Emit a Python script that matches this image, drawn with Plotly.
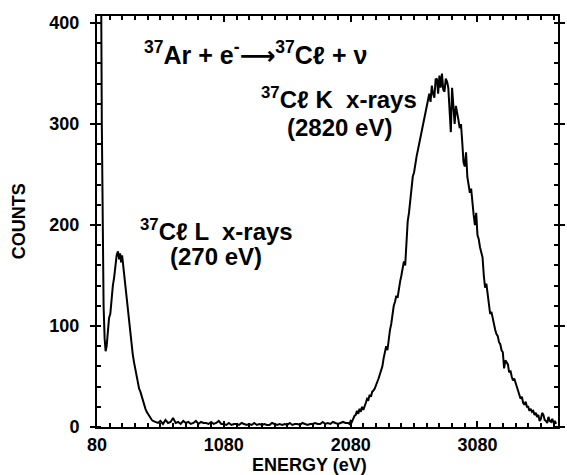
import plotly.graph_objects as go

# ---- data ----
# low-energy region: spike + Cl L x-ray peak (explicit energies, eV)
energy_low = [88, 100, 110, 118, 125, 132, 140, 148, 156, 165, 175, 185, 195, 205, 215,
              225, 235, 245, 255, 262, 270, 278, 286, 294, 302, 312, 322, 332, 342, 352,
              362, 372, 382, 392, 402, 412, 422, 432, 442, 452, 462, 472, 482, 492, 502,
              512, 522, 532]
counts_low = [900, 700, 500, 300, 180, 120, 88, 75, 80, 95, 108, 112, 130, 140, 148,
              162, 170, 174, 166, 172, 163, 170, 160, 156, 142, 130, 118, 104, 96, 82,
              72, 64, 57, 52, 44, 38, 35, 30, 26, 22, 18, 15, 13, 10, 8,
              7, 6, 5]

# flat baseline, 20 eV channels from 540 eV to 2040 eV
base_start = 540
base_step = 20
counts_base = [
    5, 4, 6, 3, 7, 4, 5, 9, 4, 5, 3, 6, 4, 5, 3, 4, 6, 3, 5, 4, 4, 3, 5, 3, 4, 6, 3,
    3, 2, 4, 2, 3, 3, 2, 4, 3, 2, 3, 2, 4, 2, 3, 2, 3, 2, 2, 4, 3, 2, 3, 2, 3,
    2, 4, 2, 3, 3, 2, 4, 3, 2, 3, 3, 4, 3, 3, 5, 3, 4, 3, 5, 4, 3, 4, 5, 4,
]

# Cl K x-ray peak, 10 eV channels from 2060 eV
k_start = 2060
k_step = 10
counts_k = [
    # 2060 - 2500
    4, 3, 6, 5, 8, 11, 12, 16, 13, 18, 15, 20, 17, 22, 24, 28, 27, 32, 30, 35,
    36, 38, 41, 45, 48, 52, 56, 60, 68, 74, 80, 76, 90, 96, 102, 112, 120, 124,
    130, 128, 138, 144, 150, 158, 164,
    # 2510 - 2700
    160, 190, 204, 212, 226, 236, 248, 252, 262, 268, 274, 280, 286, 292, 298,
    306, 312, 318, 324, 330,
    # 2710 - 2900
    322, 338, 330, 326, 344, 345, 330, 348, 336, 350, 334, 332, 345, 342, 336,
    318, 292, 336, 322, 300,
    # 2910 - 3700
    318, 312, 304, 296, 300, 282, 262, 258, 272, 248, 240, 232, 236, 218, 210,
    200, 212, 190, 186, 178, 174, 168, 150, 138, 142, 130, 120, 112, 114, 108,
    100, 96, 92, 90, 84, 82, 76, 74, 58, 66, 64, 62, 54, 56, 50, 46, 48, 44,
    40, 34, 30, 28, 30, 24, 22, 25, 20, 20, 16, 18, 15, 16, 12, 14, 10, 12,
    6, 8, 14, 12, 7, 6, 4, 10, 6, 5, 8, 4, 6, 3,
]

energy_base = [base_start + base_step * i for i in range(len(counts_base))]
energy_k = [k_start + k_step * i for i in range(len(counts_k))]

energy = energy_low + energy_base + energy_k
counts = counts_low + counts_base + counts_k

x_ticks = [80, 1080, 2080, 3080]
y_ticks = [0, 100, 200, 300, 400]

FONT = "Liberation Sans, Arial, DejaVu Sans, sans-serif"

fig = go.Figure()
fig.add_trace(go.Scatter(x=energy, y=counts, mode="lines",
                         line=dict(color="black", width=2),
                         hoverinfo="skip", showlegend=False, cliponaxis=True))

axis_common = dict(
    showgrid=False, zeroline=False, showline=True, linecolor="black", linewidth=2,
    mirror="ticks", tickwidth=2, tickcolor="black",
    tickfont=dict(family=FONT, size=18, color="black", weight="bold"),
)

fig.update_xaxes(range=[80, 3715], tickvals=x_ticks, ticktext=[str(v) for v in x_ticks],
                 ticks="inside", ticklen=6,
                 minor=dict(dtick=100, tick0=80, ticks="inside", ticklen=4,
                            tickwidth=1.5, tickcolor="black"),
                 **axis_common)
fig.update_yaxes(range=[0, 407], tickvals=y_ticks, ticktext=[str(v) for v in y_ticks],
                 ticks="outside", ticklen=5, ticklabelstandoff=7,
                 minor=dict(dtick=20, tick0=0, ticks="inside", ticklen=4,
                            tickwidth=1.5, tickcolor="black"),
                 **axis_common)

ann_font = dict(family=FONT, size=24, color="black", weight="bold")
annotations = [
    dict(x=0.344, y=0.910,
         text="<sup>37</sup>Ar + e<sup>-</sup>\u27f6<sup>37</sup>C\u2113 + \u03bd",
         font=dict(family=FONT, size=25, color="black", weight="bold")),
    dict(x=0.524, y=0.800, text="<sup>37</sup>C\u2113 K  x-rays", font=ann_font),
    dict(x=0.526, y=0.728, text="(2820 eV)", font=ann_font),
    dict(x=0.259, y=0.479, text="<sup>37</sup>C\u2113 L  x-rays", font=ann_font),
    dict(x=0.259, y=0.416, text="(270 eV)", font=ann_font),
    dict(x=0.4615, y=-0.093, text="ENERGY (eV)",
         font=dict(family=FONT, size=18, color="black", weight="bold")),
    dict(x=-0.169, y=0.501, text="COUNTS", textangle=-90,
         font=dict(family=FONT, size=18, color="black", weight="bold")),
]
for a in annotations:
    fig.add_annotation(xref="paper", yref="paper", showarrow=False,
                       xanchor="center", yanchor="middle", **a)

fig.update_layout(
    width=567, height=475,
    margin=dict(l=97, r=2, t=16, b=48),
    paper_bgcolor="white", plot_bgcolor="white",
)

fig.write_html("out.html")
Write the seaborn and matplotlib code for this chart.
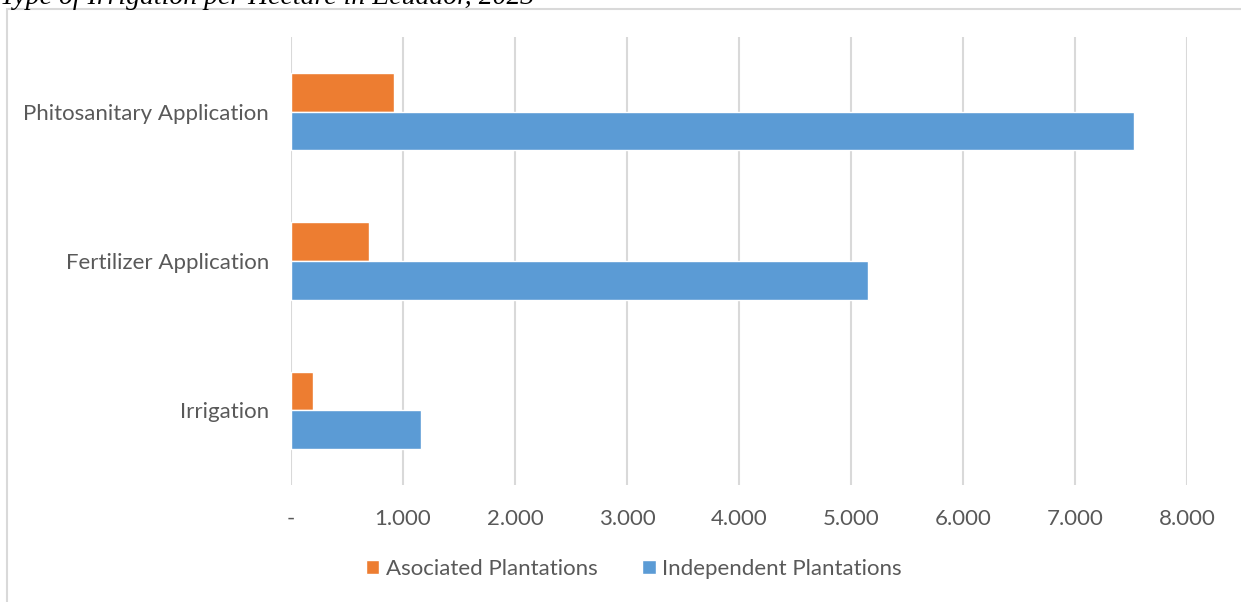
***
Give every record again exactly, apart from the pictures, which stay out.

Emit a Python script that matches this image, drawn with Plotly.
import plotly.graph_objects as go

# ---- data ----
# low-energy region: spike + Cl L x-ray peak (explicit energies, eV)
energy_low = [88, 100, 110, 118, 125, 132, 140, 148, 156, 165, 175, 185, 195, 205, 215,
              225, 235, 245, 255, 262, 270, 278, 286, 294, 302, 312, 322, 332, 342, 352,
              362, 372, 382, 392, 402, 412, 422, 432, 442, 452, 462, 472, 482, 492, 502,
              512, 522, 532]
counts_low = [900, 700, 500, 300, 180, 120, 88, 75, 80, 95, 108, 112, 130, 140, 148,
              162, 170, 174, 166, 172, 163, 170, 160, 156, 142, 130, 118, 104, 96, 82,
              72, 64, 57, 52, 44, 38, 35, 30, 26, 22, 18, 15, 13, 10, 8,
              7, 6, 5]

# flat baseline, 20 eV channels from 540 eV to 2040 eV
base_start = 540
base_step = 20
counts_base = [
    5, 4, 6, 3, 7, 4, 5, 9, 4, 5, 3, 6, 4, 5, 3, 4, 6, 3, 5, 4, 4, 3, 5, 3, 4, 6, 3,
    3, 2, 4, 2, 3, 3, 2, 4, 3, 2, 3, 2, 4, 2, 3, 2, 3, 2, 2, 4, 3, 2, 3, 2, 3,
    2, 4, 2, 3, 3, 2, 4, 3, 2, 3, 3, 4, 3, 3, 5, 3, 4, 3, 5, 4, 3, 4, 5, 4,
]

# Cl K x-ray peak, 10 eV channels from 2060 eV
k_start = 2060
k_step = 10
counts_k = [
    # 2060 - 2500
    4, 3, 6, 5, 8, 11, 12, 16, 13, 18, 15, 20, 17, 22, 24, 28, 27, 32, 30, 35,
    36, 38, 41, 45, 48, 52, 56, 60, 68, 74, 80, 76, 90, 96, 102, 112, 120, 124,
    130, 128, 138, 144, 150, 158, 164,
    # 2510 - 2700
    160, 190, 204, 212, 226, 236, 248, 252, 262, 268, 274, 280, 286, 292, 298,
    306, 312, 318, 324, 330,
    # 2710 - 2900
    322, 338, 330, 326, 344, 345, 330, 348, 336, 350, 334, 332, 345, 342, 336,
    318, 292, 336, 322, 300,
    # 2910 - 3700
    318, 312, 304, 296, 300, 282, 262, 258, 272, 248, 240, 232, 236, 218, 210,
    200, 212, 190, 186, 178, 174, 168, 150, 138, 142, 130, 120, 112, 114, 108,
    100, 96, 92, 90, 84, 82, 76, 74, 58, 66, 64, 62, 54, 56, 50, 46, 48, 44,
    40, 34, 30, 28, 30, 24, 22, 25, 20, 20, 16, 18, 15, 16, 12, 14, 10, 12,
    6, 8, 14, 12, 7, 6, 4, 10, 6, 5, 8, 4, 6, 3,
]

energy_base = [base_start + base_step * i for i in range(len(counts_base))]
energy_k = [k_start + k_step * i for i in range(len(counts_k))]

energy = energy_low + energy_base + energy_k
counts = counts_low + counts_base + counts_k

x_ticks = [80, 1080, 2080, 3080]
y_ticks = [0, 100, 200, 300, 400]

FONT = "Liberation Sans, Arial, DejaVu Sans, sans-serif"

fig = go.Figure()
fig.add_trace(go.Scatter(x=energy, y=counts, mode="lines",
                         line=dict(color="black", width=2),
                         hoverinfo="skip", showlegend=False, cliponaxis=True))

axis_common = dict(
    showgrid=False, zeroline=False, showline=True, linecolor="black", linewidth=2,
    mirror="ticks", tickwidth=2, tickcolor="black",
    tickfont=dict(family=FONT, size=18, color="black", weight="bold"),
)

fig.update_xaxes(range=[80, 3715], tickvals=x_ticks, ticktext=[str(v) for v in x_ticks],
                 ticks="inside", ticklen=6,
                 minor=dict(dtick=100, tick0=80, ticks="inside", ticklen=4,
                            tickwidth=1.5, tickcolor="black"),
                 **axis_common)
fig.update_yaxes(range=[0, 407], tickvals=y_ticks, ticktext=[str(v) for v in y_ticks],
                 ticks="outside", ticklen=5, ticklabelstandoff=7,
                 minor=dict(dtick=20, tick0=0, ticks="inside", ticklen=4,
                            tickwidth=1.5, tickcolor="black"),
                 **axis_common)

ann_font = dict(family=FONT, size=24, color="black", weight="bold")
annotations = [
    dict(x=0.344, y=0.910,
         text="<sup>37</sup>Ar + e<sup>-</sup>\u27f6<sup>37</sup>C\u2113 + \u03bd",
         font=dict(family=FONT, size=25, color="black", weight="bold")),
    dict(x=0.524, y=0.800, text="<sup>37</sup>C\u2113 K  x-rays", font=ann_font),
    dict(x=0.526, y=0.728, text="(2820 eV)", font=ann_font),
    dict(x=0.259, y=0.479, text="<sup>37</sup>C\u2113 L  x-rays", font=ann_font),
    dict(x=0.259, y=0.416, text="(270 eV)", font=ann_font),
    dict(x=0.4615, y=-0.093, text="ENERGY (eV)",
         font=dict(family=FONT, size=18, color="black", weight="bold")),
    dict(x=-0.169, y=0.501, text="COUNTS", textangle=-90,
         font=dict(family=FONT, size=18, color="black", weight="bold")),
]
for a in annotations:
    fig.add_annotation(xref="paper", yref="paper", showarrow=False,
                       xanchor="center", yanchor="middle", **a)

fig.update_layout(
    width=567, height=475,
    margin=dict(l=97, r=2, t=16, b=48),
    paper_bgcolor="white", plot_bgcolor="white",
)

fig.write_html("out.html")
Write the seaborn and matplotlib code for this chart.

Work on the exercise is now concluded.